Some 'Chilling' Facts
New York state has the snowiest cities in the United States of America. It's the most frequently snowstorm-struck state.
The most severely snowstorm-affected city in the United States is Valdez in Alaska, which receives an annual snowfall, amounting to 260 inches.
All over the United States, the average daily snowfall, caused by these storms is 2 inches. For mountainous areas, it is almost 7 inches.
Snowstorms lead to rapid accumulation of snow, resulting into avalanches, which is tons of snow, traveling at speeds reaching 200 miles per hour. In fact, 80% of winter avalanches are triggered by snowstorms.

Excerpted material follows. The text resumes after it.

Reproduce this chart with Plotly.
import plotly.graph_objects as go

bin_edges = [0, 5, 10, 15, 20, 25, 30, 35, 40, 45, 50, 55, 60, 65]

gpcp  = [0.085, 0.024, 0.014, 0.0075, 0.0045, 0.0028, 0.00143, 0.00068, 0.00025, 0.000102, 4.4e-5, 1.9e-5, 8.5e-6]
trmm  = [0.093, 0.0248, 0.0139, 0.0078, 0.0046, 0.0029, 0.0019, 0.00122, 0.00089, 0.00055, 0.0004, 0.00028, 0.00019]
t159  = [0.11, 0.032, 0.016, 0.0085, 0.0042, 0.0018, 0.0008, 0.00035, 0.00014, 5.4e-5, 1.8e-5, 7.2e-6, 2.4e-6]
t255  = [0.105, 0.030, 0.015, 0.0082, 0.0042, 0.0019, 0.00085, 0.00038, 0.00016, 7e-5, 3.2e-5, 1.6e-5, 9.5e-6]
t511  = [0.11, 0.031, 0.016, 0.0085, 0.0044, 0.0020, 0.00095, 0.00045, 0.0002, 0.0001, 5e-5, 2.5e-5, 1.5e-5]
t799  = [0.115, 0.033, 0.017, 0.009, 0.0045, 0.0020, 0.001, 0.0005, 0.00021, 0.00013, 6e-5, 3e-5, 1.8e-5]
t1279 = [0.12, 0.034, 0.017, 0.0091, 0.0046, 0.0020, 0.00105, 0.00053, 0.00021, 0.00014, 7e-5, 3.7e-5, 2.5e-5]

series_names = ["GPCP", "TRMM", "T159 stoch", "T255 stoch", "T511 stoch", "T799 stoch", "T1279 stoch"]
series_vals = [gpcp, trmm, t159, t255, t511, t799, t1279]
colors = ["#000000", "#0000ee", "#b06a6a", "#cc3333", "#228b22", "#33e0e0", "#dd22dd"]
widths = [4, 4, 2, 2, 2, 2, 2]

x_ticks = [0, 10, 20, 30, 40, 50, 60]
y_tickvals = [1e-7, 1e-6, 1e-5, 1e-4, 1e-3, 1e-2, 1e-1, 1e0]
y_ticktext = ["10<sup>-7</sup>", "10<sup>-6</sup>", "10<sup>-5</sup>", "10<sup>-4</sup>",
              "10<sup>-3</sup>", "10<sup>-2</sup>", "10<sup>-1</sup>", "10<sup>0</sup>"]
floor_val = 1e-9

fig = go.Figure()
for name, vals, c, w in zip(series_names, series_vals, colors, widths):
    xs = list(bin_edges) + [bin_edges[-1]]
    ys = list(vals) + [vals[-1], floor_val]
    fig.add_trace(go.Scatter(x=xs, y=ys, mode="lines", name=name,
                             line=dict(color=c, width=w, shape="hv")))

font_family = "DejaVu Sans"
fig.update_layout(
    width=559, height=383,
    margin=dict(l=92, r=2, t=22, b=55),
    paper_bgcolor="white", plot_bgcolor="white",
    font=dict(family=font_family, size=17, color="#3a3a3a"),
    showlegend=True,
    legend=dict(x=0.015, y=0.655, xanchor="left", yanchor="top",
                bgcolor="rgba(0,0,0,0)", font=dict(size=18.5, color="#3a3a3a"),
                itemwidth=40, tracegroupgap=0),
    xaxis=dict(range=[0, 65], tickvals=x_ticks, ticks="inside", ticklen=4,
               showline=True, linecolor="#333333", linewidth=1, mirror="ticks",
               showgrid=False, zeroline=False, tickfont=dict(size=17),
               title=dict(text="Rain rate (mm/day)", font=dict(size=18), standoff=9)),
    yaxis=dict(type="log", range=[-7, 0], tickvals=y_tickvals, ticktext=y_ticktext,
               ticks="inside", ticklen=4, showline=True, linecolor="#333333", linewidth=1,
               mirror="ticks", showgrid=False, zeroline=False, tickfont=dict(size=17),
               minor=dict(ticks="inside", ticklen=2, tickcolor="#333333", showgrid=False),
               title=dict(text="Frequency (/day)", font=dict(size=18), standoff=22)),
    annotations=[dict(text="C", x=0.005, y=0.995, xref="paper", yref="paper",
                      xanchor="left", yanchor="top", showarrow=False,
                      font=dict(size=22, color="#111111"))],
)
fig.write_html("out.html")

Frostbite, hypothermia, and wind chill are some of the most common health hazards caused by snowstorms.
The Rockies are most affected by mountain-effect triggered snowstorms and avalanches. The mid-west, owing its proximity to the Great Lakes is is pounded by heavy snow and blizzards caused by the lake-effect.
Snowstorms and especially blizzards can be dangerous atmospheric calamities of unpredictable nature. Advanced warning systems have been put in place which can help people in preparing for the onslaught of these natural disasters. The National Weather Service ( NOAA) is the best source of information for alerts regarding winter storms and other disruptive atmospheric phenomena.